Mortgage Daily

Published On: January 6, 2012

Unemployed borrowers whose loans are owned or guaranteed by the Federal Home Loan Mortgage Corp. will soon be eligible for as much as one year of forbearance. The move is likely the result of stepped up pressure on the secondary lender’s regulator by the Obama administration.

Mortgage servicers are being given authority to provide six months’ forbearance to unemployed borrowers without Freddie Mac’s prior approval. Payments will be suspended or reduced during this period.

In addition, another six months’ forbearance is available with the secondary lender’s prior approval. However, the term cannot extend to a month that would make the loan more than 12 months’ past due.

The revisions were outlined Friday in Bulletin No. 2012-2.

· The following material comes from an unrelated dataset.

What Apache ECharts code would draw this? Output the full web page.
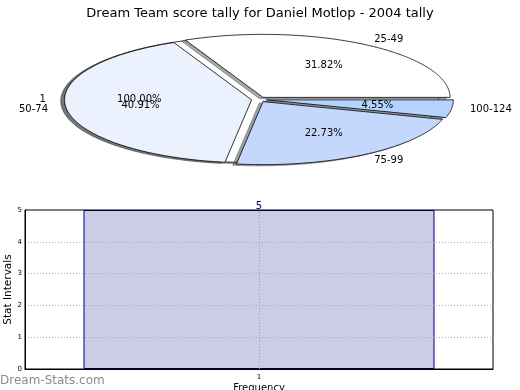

Freddie noted that 10 percent of its delinquency is tied to unemployment.

The expanded options go into effect on Feb. 1, though “servicers may begin implementing the unemployment forbearance relief options earlier for all new requests for assistance in which an eligible borrower’s hardship is unemployment.”

The short-term forbearance relief must the first option considered by the servicer before pursuing other foreclosure alternatives.

Freddie had already given servicers the authority to grant up to three months’ forbearance with no payments and up to six months with prior approval and partial payments. Those borrowers will be considered for a longer term under the new policy.

The McLean, Va.-based company said that it was making the move at the direction of its regulator, the Federal Housing Finance Agency.

FHFA Acting Director Edward J. DeMarco has rigidly stood by the regulator’s mandate for Freddie and its government-controlled cousin Fannie Mae by not allowing the two agencies to be used as a tool for the U.S. economy. So the action by Freddie, which will potentially be followed by a similar move by Fannie, suggests that DeMarco is softening in his stance.

One Beltway insider noted that it was the second time that DeMarco has recently been more accommodative to the Obama administration in relation to these short-term expenses.

The first time was with the launch of HARP 2.0 in October and the elimination of representations and warranties on the transactions.

The insider, who asked not to be named, said that DeMarco’s actions are likely the result of stepped-up pressure from the FHFA’s office of inspector general. He explained that the administration has staffed up the inspector general’s operation, giving it around a four-to-one ratio in terms of FHFA employees to inspector general employees — a ratio he says is “unheard of” among government agencies.

The HARP 2.0 changes “did happen, coincidently, at the same time that the IG was really ramping up its audit and its enforcement action,” the source said — adding that the move could be seen as a stark change in FHFA policy.

In today’s bulletin, Freddie said that borrowers who were in a HAMP trial period plan before entering an unemployment forbearance agreement can be re-evaluated for a new HAMP modification after the plan is done.

Mortgage servicers can’t reach out to HAMP borrowers to participate in the forbearance program but can only respond to an incoming inquiry.

Servicers are required to terminate the forbearance upon learning that a borrower has found a job, and the borrower must cure the delinquency through a full reinstatement, payoff or a repayment plan or with another workout option.

Eligible borrowers who reject an unemployment forbearance plan cannot utilize other short-term forbearance plans.

Requests for extended forbearance require the completion of the new Guide Form 1206 and must be accompanied by a complete borrower response package, a credit report and a tax transcript.